Presidential Tech Town Hall Slated
Engine Advocacy is teaming up with the Technology Association of Iowa and the Cedar Rapids Gazette to host an “Iowa Presidential Tech Town Hall.” One candidate already confirmed for the Dec. 7 event is former HP CEO Carly Fiorina, the groups announced last week. Other 2016 candidates have been invited, and hosts said they expect more confirmations. “It’s critical for the start-up community to make its voice heard in this election cycle, and drive the conversation about tech and entrepreneurship,” said Engine’s leader, Julie Samuels, announcing the event.

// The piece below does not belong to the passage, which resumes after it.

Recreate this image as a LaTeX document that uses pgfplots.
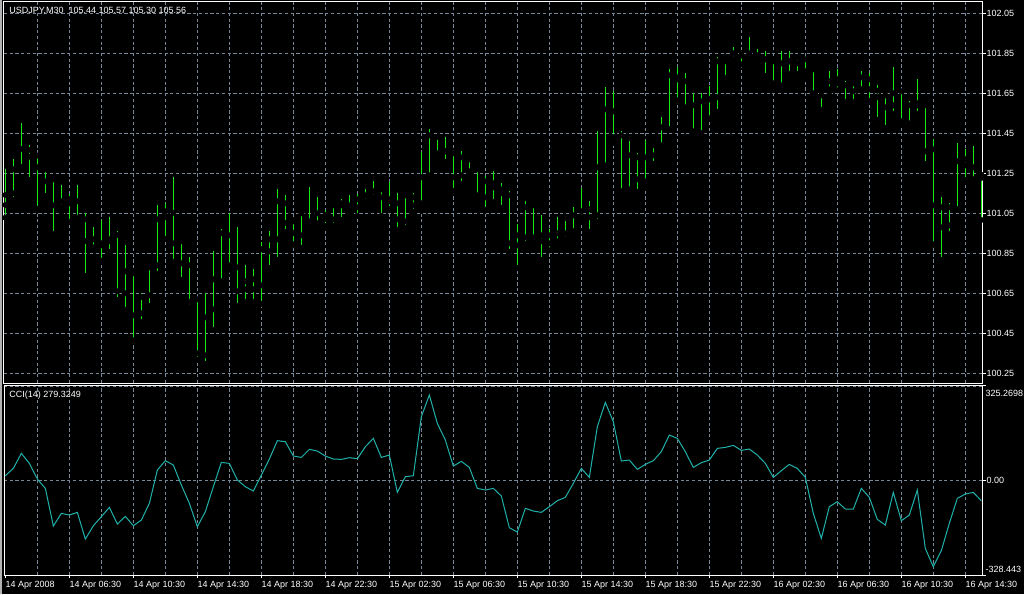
\documentclass[border=0pt]{standalone}
\usepackage{fontspec}
\setmainfont{Liberation Sans}
\usepackage{pgfplots}
\usepackage{pgfplotstable}
\pgfplotsset{compat=1.18}

\definecolor{barc}{RGB}{20,235,20}
\definecolor{ccic}{RGB}{32,178,170}
\definecolor{gridc}{RGB}{119,136,153}
\newcommand\lbl{\fontsize{6.75}{8}\selectfont}

% i = bar index (M30), O H L C prices, cci = CCI(14)
\pgfplotstableread{
i O H L C cci
0 101.092 101.272 101.028 101.142 15.0
1 101.150 101.322 101.117 101.270 40.4
2 101.280 101.500 101.280 101.372 92.2
3 101.367 101.392 101.217 101.333 57.7
4 101.339 101.342 101.073 101.280 3.5
5 101.270 101.283 101.138 101.210 -28.8
6 101.220 101.220 100.948 101.090 -159.1
7 101.080 101.192 101.057 101.110 -115.3
8 101.100 101.145 101.008 101.122 -121.1
9 101.110 101.192 101.008 101.028 -111.8
10 101.020 101.050 100.738 100.912 -204.1
11 100.920 100.982 100.867 100.880 -158.0
12 100.890 101.015 100.813 100.900 -126.8
13 100.910 101.032 100.858 100.920 -94.5
14 100.942 100.962 100.617 100.660 -152.2
15 100.650 100.892 100.568 100.760 -125.7
16 100.750 100.758 100.415 100.540 -158.0
17 100.550 100.653 100.507 100.632 -138.4
18 100.640 100.783 100.588 100.780 -80.7
19 100.790 101.092 100.748 101.020 34.6
20 101.030 101.100 100.923 101.060 66.9
21 101.053 101.232 100.808 100.900 51.9
22 100.910 100.912 100.718 100.800 -17.3
23 100.790 100.832 100.578 100.608 -80.7
24 100.620 100.620 100.318 100.350 -161.4
25 100.340 100.650 100.298 100.530 -109.5
26 100.570 100.862 100.468 100.720 -23.1
27 100.710 100.972 100.688 100.950 61.1
28 100.940 101.052 100.768 100.790 57.7
29 100.780 100.982 100.588 100.660 0.0
30 100.670 100.792 100.608 100.710 -23.1
31 100.720 100.772 100.608 100.670 -38.0
32 100.690 100.905 100.598 100.870 17.3
33 100.860 100.962 100.778 100.920 72.6
34 100.920 101.172 100.818 101.110 136.1
35 101.100 101.142 100.958 101.002 132.6
36 101.010 101.022 100.895 100.952 83.0
37 100.940 101.052 100.878 101.050 78.4
38 100.988 101.182 100.988 101.010 106.1
39 101.000 101.132 100.998 101.050 100.3
40 101.042 101.067 100.987 101.022 83.0
41 101.020 101.092 100.988 101.090 72.6
42 101.100 101.122 101.018 101.090 71.5
43 101.080 101.142 101.058 101.090 77.3
44 101.080 101.145 101.038 101.120 73.8
45 101.110 101.172 101.098 101.140 115.3
46 101.130 101.212 101.118 101.160 144.1
47 101.170 101.182 101.038 101.130 78.4
48 101.120 101.205 101.072 101.110 86.5
49 101.100 101.152 100.968 101.020 -42.7
50 101.010 101.152 100.978 101.140 11.5
51 101.130 101.152 101.058 101.090 15.0
52 101.100 101.355 101.075 101.230 219.1
53 101.240 101.472 101.228 101.440 294.0
54 101.433 101.442 101.338 101.350 196.0
55 101.360 101.432 101.308 101.360 138.4
56 101.350 101.362 101.163 101.230 48.4
57 101.240 101.362 101.198 101.330 64.6
58 101.320 101.332 101.250 101.260 43.8
59 101.270 101.272 101.118 101.140 -28.8
60 101.130 101.235 101.068 101.210 -34.6
61 101.200 101.262 101.108 101.180 -28.8
62 101.170 101.202 101.078 101.150 -55.3
63 101.140 101.162 100.858 100.900 -164.9
64 100.890 100.998 100.778 100.940 -179.9
65 100.930 101.112 100.898 101.080 -98.0
66 101.090 101.092 100.908 100.930 -107.2
67 100.940 101.042 100.818 100.910 -111.8
68 100.900 100.972 100.865 100.940 -92.2
69 100.950 101.032 100.898 100.910 -71.5
70 100.920 101.012 100.898 100.950 -60.0
71 100.960 101.082 100.958 101.040 -11.5
72 101.030 101.175 101.018 101.060 40.4
73 101.070 101.112 100.958 101.030 9.2
74 101.040 101.462 101.008 101.280 184.5
75 101.290 101.682 101.278 101.570 268.6
76 101.560 101.662 101.403 101.430 201.8
77 101.440 101.462 101.148 101.160 65.7
78 101.170 101.412 101.168 101.340 69.2
79 101.330 101.352 101.158 101.220 36.9
80 101.210 101.417 101.188 101.330 54.2
81 101.340 101.402 101.298 101.390 66.9
82 101.390 101.532 101.378 101.480 98.0
83 101.470 101.772 101.470 101.740 155.7
84 101.730 101.782 101.615 101.720 144.1
85 101.710 101.752 101.558 101.580 98.0
86 101.590 101.652 101.438 101.460 43.8
87 101.450 101.652 101.450 101.610 60.0
88 101.620 101.685 101.525 101.620 69.2
89 101.630 101.832 101.558 101.810 109.5
90 101.810 101.832 101.728 101.820 113.0
91 101.820 101.882 101.818 101.850 119.9
92 101.840 101.855 101.795 101.840 102.6
93 101.850 101.932 101.828 101.830 107.2
94 101.840 101.872 101.818 101.830 86.5
95 101.820 101.862 101.738 101.820 57.7
96 101.810 101.822 101.675 101.700 9.2
97 101.690 101.862 101.678 101.800 32.3
98 101.810 101.862 101.748 101.810 54.2
99 101.830 101.842 101.748 101.800 40.4
100 101.820 101.835 101.735 101.760 9.2
101 101.770 101.782 101.628 101.650 -115.3
102 101.640 101.672 101.568 101.660 -201.8
103 101.670 101.762 101.658 101.710 -92.2
104 101.720 101.772 101.665 101.700 -74.9
105 101.690 101.712 101.608 101.690 -100.3
106 101.700 101.702 101.608 101.660 -100.3
107 101.670 101.762 101.662 101.730 -28.8
108 101.720 101.752 101.612 101.670 -60.0
109 101.663 101.692 101.518 101.630 -136.1
110 101.640 101.642 101.478 101.580 -155.7
111 101.590 101.782 101.548 101.650 -42.7
112 101.660 101.668 101.498 101.510 -140.7
113 101.500 101.612 101.488 101.590 -121.1
114 101.590 101.722 101.548 101.600 -34.6
115 101.590 101.592 101.298 101.360 -236.4
116 101.370 101.422 100.895 101.090 -299.8
117 101.080 101.132 100.818 100.980 -244.4
118 100.990 101.102 100.948 101.080 -149.9
119 101.070 101.402 101.070 101.310 -63.4
120 101.320 101.372 101.218 101.290 -48.4
121 101.280 101.385 101.218 101.220 -42.7
122 101.243 101.248 101.017 101.227 -71.5
}\quotes

\pgfplotsset{mtpane/.style={
  scale only axis, width=734pt,
  xmin=-0.17, xmax=122.17,
  axis background/.style={fill=black},
  axis line style={white, line width=0.75pt},
  xtick={4,8,...,120}, xticklabels={}, xtick style={draw=none},
  xtick pos=bottom,
  grid=major,
  major grid style={draw=gridc, line width=0.6pt, dash pattern=on 2.4pt off 1.9pt},
  ytick pos=right, yticklabel pos=right,
  tick align=outside, major tick length=2.25pt,
  ytick style={draw=white, line width=0.75pt},
  yticklabel style={font=\lbl, text=white, anchor=west, inner sep=0.5pt},
}}

\begin{document}
\begin{tikzpicture}
\useasboundingbox (0,0) rectangle (768pt,445.5pt);
\fill[black] (0,0) rectangle (768pt,445.5pt);
\draw[gray!60, line width=1.2pt] (0.6pt,0) -- (0.6pt,445.5pt);

% price pane
\begin{axis}[mtpane, name=top, at={(3pt,158.25pt)}, anchor=south west,
  height=285.75pt, ymin=100.2017, ymax=102.1067,
  ytick={100.25,100.45,100.65,100.85,101.05,101.25,101.45,101.65,101.85,102.05},
  yticklabels={100.25,100.45,100.65,100.85,101.05,101.25,101.45,101.65,101.85,102.05}]
  % high-low
  \addplot[only marks, mark=none, error bars/.cd, y dir=plus, y explicit,
    error mark=none, error bar style={draw=barc, line width=0.75pt}]
    table[x=i, y=L, y error plus expr=\thisrow{H}-\thisrow{L}] {\quotes};
  % open
  \addplot[only marks, mark=none, error bars/.cd, x dir=minus, x fixed=0.3,
    error mark=none, error bar style={draw=barc, line width=0.75pt}]
    table[x=i, y=O] {\quotes};
  % close
  \addplot[only marks, mark=none, error bars/.cd, x dir=plus, x fixed=0.3,
    error mark=none, error bar style={draw=barc, line width=0.75pt}]
    table[x=i, y=C] {\quotes};
\end{axis}

% CCI pane
\begin{axis}[mtpane, name=bot, at={(3pt,14.25pt)}, anchor=south west,
  height=141.75pt, ymin=-328.443, ymax=325.2698,
  ytick={-328.443,0,325.2698}, yticklabels={,0.00,},
  extra x ticks={0,8,...,120},
  extra x tick labels={14 Apr 2008,14 Apr 06:30,14 Apr 10:30,14 Apr 14:30,14 Apr 18:30,14 Apr 22:30,15 Apr 02:30,15 Apr 06:30,15 Apr 10:30,15 Apr 14:30,15 Apr 18:30,15 Apr 22:30,16 Apr 02:30,16 Apr 06:30,16 Apr 10:30,16 Apr 14:30},
  extra x tick style={grid=none, xtick style={draw=white, line width=0.75pt},
    xticklabel style={font=\lbl, text=white, anchor=north west, inner xsep=0pt, inner ysep=2.4pt}}]
  \addplot[ccic, line width=0.75pt] table[x=i, y=cci] {\quotes};
\end{axis}

\node[font=\lbl, text=white, anchor=west, inner sep=0pt]
  at ([xshift=3.75pt, yshift=-6.75pt]top.north west) {USDJPY,M30\ \ 105.44 105.57 105.30 105.56};
\node[font=\lbl, text=white, anchor=west, inner sep=0pt]
  at ([xshift=3.75pt, yshift=-7pt]bot.north west) {CCI(14) 279.3249};
\node[font=\lbl, text=white, anchor=west, inner sep=0pt]
  at ([xshift=2pt, yshift=-5.25pt]bot.north east) {325.2698};
\node[font=\lbl, text=white, anchor=west, inner sep=0pt]
  at ([xshift=2pt, yshift=4.5pt]bot.south east) {-328.443};
\end{tikzpicture}
\end{document}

Battle Over Digital Music Playing Out In Lobbying Efforts
Music advocacy groups have long been blanketing Capitol Hill with artists and songwriters to brief lawmakers on the state of a music business in digital flux. Now online radio giant Pandora is getting in on the action. The company brought a trio of burgeoning recording artists to Washington to show how performers benefit from Pandora exposure in a move that offers a counterpoint to music groups’ contention that the online radio giant is an enemy of artists and songwriters, according to Politico.
Congress isn’t close to passing music reforms, but both sides of the music licensing debate have ramped up their lobbying efforts this year. Groups including the Recording Academy have brought many more — and higher-profile — artists to Capitol Hill to lobby on music issues.